Peat Bogs and Pwca Tribes.

Bogland, Hay Bluff to Waunfach. Photo by me.

Is it possible to forge a new kind of relationship with the ecological community we in English call, perhaps, unceremoniously, peat bog?

Here in cool Britannic islands, peat has been forming since the last Ice Age, when luminous green mosses took over the quagmire. Fibrous layers of arrested entropy are fuelled by the surfacing of a froth of bryophytes, metabolizing through an exchange of oxygen with carbon dioxide, sunshine for sugar, nutrients, bacteria, and plenty of water. As each generation and their symbiotic partners die down, the decay is slow but sure in locking in carbon. Like snow transforms to glaciers, the dead are pressed down by the weight of the living into an airless solidity. If locked under rocks for millions of years, this is the stuff of crude oil.

At a tender accumulation of just 1mm per year, the process is slower than slow. In the slow period of human evolution, cutting peat to burn and grow food seemed just a nibble around the edges. But now, in full Anthropomode, the extraction is leviathan; industrialized, packaged, and shipped in plastic wraps to a peak of ignorance.

Peat bogs, high and low across continents, are keystone ecosystems in the slowing of the flow of planetary carbon. The absorptions are remarkable, storing more than all other vegetation communities in the world, combined (IUCN). At 6% of the total anthropogenic greenhouse gas emissions into the atmosphere, their degradation has a profound effect on warming.

As with all living systems classified in English, the words “peat” and “bog” together seem somewhat inadequate in describing the exquisite symbiosis and delicate processes of interconnectedness in these places ~ the kind of life-love I call Fluminism. These processes, in the name of a tiny minority of humans earning a living, are now being destroyed like there’s no tomorrow; cut, ploughed, burned, dried, stolen, degraded, and eroded. The critical second law of thermodynamics in living systems, otherwise known as entropy, is unleashed. A steadier state of life-creating disequilibrium (Margulis/Lovelock) becomes a gaping hole of profound loss.

Sphagnum Moss. Photo by me.

If ever there was a time when we ought to value natural processes capable of locking millions of tons of carbon into the ground, it’s now.

The invaluable emerald and gold communities of mossy production, which required such a delicate intersection of topographic, geochemical, climatic, and biological variabilities to begin, are vanishing.

An increase in entropy accounts for the irreversibility of such natural processes, an asymmetry in states from past to future ~ and in some cases the changes are irreversible. Even the hoof-fall of a flock of sheep can sear through a peat bog, triggering expanding evaporation of moisture that will degrade this ancient semi-closed system.

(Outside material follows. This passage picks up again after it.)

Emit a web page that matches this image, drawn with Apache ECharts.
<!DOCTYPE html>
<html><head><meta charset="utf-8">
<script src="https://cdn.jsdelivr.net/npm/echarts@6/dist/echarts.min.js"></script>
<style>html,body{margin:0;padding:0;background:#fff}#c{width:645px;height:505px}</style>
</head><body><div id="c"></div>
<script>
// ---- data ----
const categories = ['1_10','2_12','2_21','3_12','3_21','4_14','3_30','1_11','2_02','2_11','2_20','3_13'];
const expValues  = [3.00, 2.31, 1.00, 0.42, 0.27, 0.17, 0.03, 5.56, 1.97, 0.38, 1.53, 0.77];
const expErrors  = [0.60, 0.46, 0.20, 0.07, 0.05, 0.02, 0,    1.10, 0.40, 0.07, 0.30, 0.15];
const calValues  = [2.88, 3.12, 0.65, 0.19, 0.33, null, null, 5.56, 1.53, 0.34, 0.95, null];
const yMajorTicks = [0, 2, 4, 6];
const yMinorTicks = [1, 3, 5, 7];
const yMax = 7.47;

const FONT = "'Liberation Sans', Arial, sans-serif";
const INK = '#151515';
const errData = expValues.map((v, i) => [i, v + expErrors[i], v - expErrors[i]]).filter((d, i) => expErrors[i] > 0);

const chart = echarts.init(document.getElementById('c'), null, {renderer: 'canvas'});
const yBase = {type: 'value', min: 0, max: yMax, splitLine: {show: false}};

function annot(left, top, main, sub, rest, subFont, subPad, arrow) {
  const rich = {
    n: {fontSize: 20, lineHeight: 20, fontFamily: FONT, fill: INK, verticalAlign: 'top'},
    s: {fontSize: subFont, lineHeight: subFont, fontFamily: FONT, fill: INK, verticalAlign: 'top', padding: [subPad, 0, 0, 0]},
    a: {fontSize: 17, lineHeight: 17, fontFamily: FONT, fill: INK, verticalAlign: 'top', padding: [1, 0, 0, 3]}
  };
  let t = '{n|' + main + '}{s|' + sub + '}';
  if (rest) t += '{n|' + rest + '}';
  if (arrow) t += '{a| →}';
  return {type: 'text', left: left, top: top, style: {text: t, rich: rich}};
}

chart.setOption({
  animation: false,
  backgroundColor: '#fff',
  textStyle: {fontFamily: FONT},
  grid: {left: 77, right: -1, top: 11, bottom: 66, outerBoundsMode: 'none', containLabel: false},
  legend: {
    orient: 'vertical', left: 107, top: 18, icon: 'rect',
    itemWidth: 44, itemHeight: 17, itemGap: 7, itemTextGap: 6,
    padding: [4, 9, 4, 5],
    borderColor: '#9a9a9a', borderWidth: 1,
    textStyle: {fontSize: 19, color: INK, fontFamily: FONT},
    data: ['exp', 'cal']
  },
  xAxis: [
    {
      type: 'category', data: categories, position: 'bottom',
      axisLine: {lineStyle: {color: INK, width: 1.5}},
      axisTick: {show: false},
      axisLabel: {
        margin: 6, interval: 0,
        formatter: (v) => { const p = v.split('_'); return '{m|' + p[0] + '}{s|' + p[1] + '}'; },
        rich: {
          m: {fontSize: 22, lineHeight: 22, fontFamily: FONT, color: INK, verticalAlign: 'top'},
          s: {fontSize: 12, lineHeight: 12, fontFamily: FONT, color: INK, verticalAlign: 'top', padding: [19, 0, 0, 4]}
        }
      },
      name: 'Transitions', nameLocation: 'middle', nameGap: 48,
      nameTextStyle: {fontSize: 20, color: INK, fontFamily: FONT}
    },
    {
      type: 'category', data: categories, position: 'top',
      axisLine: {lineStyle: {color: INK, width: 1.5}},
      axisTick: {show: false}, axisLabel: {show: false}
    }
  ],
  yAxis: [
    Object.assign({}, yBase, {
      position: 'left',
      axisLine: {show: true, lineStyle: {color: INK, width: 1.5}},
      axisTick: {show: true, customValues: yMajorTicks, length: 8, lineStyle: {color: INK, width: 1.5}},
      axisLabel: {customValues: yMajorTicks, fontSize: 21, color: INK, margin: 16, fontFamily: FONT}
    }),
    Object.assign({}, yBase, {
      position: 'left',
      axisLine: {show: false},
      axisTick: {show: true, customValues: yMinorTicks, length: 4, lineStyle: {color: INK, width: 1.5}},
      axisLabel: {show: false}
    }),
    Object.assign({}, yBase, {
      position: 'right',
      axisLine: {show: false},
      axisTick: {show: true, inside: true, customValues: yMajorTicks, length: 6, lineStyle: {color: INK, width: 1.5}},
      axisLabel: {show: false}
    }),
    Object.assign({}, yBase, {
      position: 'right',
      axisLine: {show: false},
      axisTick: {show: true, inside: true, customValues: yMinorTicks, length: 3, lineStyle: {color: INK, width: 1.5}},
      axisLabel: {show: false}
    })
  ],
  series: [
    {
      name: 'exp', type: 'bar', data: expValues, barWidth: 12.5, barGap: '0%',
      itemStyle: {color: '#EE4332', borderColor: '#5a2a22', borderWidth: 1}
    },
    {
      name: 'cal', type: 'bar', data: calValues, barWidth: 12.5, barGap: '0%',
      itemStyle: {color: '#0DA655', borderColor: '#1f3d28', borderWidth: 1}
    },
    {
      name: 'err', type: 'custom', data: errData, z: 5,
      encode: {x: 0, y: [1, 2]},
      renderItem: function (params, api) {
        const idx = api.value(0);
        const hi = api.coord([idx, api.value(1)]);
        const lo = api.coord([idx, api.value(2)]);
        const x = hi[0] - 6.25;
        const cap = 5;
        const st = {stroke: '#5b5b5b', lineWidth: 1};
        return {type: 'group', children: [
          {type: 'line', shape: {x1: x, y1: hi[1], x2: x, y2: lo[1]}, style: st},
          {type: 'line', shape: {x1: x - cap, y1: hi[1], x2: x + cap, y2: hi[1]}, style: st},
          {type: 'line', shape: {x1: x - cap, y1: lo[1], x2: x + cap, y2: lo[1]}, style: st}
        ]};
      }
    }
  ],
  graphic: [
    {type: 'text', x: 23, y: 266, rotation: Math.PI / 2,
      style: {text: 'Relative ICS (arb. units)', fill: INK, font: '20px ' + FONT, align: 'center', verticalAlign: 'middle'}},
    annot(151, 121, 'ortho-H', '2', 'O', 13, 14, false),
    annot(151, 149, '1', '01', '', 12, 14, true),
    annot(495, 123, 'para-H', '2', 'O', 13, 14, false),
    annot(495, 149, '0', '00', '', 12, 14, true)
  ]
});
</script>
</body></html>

Globally, human cultures have aligned these atmospheric places of slow carbon burial with ghostly mythologies, perhaps a subconscious, spiritual warning to keep our ancestors from ruining these critical ecosystems. They are deemed eerie, often misty by the nature of transpiration of wetlands as if belonging only to lost souls and fuzzy apparitions.

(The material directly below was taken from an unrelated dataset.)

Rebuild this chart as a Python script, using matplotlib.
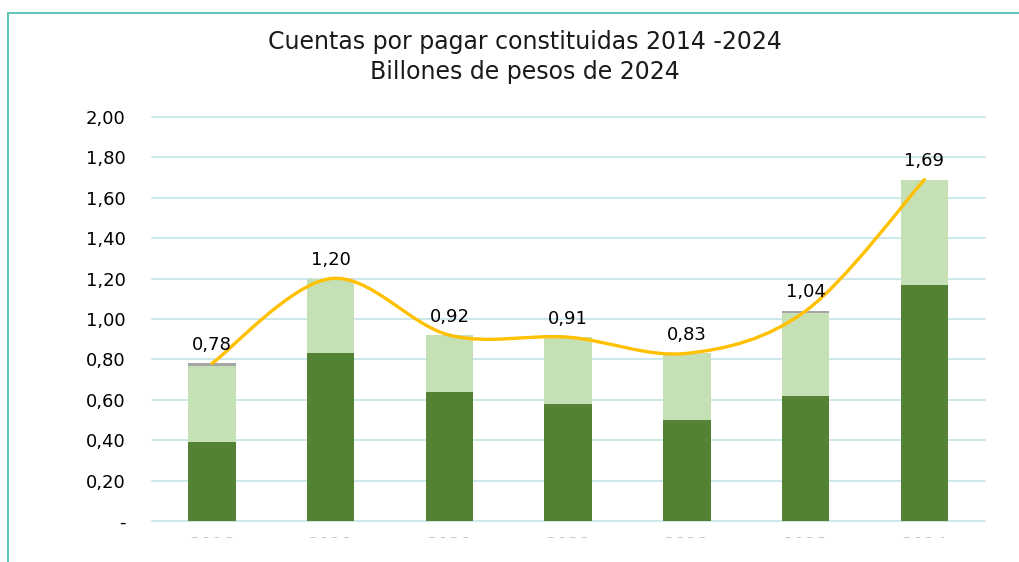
import matplotlib
matplotlib.use("Agg")
import matplotlib.pyplot as plt
from matplotlib.path import Path
from matplotlib.patches import PathPatch
from matplotlib.lines import Line2D
from matplotlib.transforms import Bbox
import numpy as np

years = ["2018", "2019", "2020", "2021", "2022", "2023", "2024"]
dark = [0.39, 0.83, 0.64, 0.58, 0.50, 0.62, 1.17]
light = [0.375, 0.37, 0.28, 0.33, 0.33, 0.41, 0.52]
gray = [0.015, 0.00, 0.00, 0.00, 0.00, 0.01, 0.00]
totals = [0.78, 1.20, 0.92, 0.91, 0.83, 1.04, 1.69]
total_labels = ["0,78", "1,20", "0,92", "0,91", "0,83", "1,04", "1,69"]
yticks = [0, 0.2, 0.4, 0.6, 0.8, 1.0, 1.2, 1.4, 1.6, 1.8, 2.0]
ytick_labels = ["-", "0,20", "0,40", "0,60", "0,80", "1,00", "1,20", "1,40", "1,60", "1,80", "2,00"]

C_DARK = "#548235"
C_LIGHT = "#C5E0B4"
C_GRAY = "#A5A5A5"
C_LINE = "#FFC000"
C_GRID = "#BFE2E4"
C_FRAME = "#5EC4B9"

plt.rcParams['font.family'] = ['DejaVu Sans']

W, H = 1020, 562
fig = plt.figure(figsize=(W / 100, H / 100), dpi=100)
ax = fig.add_axes([152 / W, (H - 521) / H, (985 - 152) / W, (521 - 117) / H])

x = np.arange(len(years))
bw = 0.40
ax.bar(x, dark, bw, color=C_DARK, zorder=2)
ax.bar(x, light, bw, bottom=dark, color=C_LIGHT, zorder=2)
ax.bar(x, gray, bw, bottom=np.array(dark) + np.array(light), color=C_GRAY, zorder=2)

# smooth line (Catmull-Rom as cubic Bezier)
pts = np.column_stack([x, totals]).astype(float)
verts = [tuple(pts[0])]
codes = [Path.MOVETO]
n = len(pts)
for i in range(n - 1):
    p0 = pts[max(i - 1, 0)]
    p1 = pts[i]
    p2 = pts[i + 1]
    p3 = pts[min(i + 2, n - 1)]
    c1 = p1 + (p2 - p0) / 6.0
    c2 = p2 - (p3 - p1) / 6.0
    verts += [tuple(c1), tuple(c2), tuple(p2)]
    codes += [Path.CURVE4] * 3
ax.add_patch(PathPatch(Path(verts, codes), fill=False, edgecolor=C_LINE,
                       lw=2.4, zorder=3, capstyle='round'))

for xi, t, lbl in zip(x, totals, total_labels):
    ax.annotate(lbl, (xi, t), xytext=(0, 13.3), textcoords='offset points',
                ha='center', va='center', fontsize=13, color='#000000', zorder=4)

ax.set_xlim(-0.505, 6.51)
ax.set_ylim(0, 2.0)
ax.set_yticks(yticks)
ax.set_yticklabels(ytick_labels, fontsize=13)
ax.tick_params(axis='y', length=0, pad=19)
ax.set_xticks([])
ax.grid(axis='y', color=C_GRID, lw=1.1, zorder=0)
for gl in ax.yaxis.get_gridlines():
    gl.set_clip_on(False)
for s in ax.spines.values():
    s.set_visible(False)

# x labels, clipped as in the reference
clip = Bbox([[0, H - 538], [W, H]])
for xi, yr in zip(x, years):
    t = ax.text(xi, 0, yr, transform=ax.get_xaxis_transform(), ha='center', va='top',
                fontsize=13, color='#BFBFBF')
    t.set_position((xi, -15 / 404))
    t.set_clip_box(clip)
    t.set_clip_on(True)

fig.text(525 / W, 1 - 42 / H, "Cuentas por pagar constituidas 2014 -2024",
         ha='center', va='center', fontsize=17, color='#1a1a1a')
fig.text(525 / W, 1 - 72 / H, "Billones de pesos de 2024",
         ha='center', va='center', fontsize=17, color='#1a1a1a')

# frame
fig.add_artist(Line2D([8.5 / W, 1.0], [1 - 13 / H, 1 - 13 / H], transform=fig.transFigure,
                      color=C_FRAME, lw=1.4))
fig.add_artist(Line2D([8.5 / W, 8.5 / W], [0, 1 - 13 / H], transform=fig.transFigure,
                      color=C_FRAME, lw=1.4))

fig.savefig("out.png", dpi=100)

Partly responsible are the will-o’-the-wisps or the ignis fatuus (giddy flames), documented and told in stories by many different human cultures around the globe. The Welsh, for instance, traditionally described the light as Fairy Fire held in the hands of mischievous goblin-fairies or nature sprites (think of William Shakespeare’s Puck) named Pwca*, who would mesmerize and lure travellers off their paths, only to extinguish the flames and leave folk abandoned and utterly lost.

We modern folk of the Westernish have forsaken such myths in favour of science and concluded the oxidation of phosphine, diphosphine and methane can cause photon emissions that can also ignite on contact with oxygen in the air. If there are bubbles of methane about, these too can ignite, and all the myths and hocus pocus are burned up into the atmosphere along with reverence and fear.

I cannot seriously suggest that conjuring a new state of fear for the precious and vibrant matter (Jane Bennett) of peat bogs will save them. But maybe love, reverence and celebration could.

When all the most technical minds are searching for ways of trapping carbon from the atmosphere, it seems utterly foolish to ignore the sphagnum mosses and their partners as a true commonwealth in the slowing, dampening, and sequestration of dangerous climate change. Maybe we can begin by joining together to form a Union of Concerned Peat Bog Lovers, or The Great Sphagnum Mossites, the Emerald and Golds, or simply The Pwca Tribe, to write and tell stories about the magnificence of the processes involved, to create an annual Festival of learning near each place, and to take time to join in reverence, celebration and protection.

Suggestions welcome, as always.


*It is thought Shakespeare may have learned of local Welsh folklore from a friend Richard Price of the priory of Brecon. Could Cwm Pwca and the beautiful Clydach Gorge be the original setting for Midsummer’s Night’s Dream?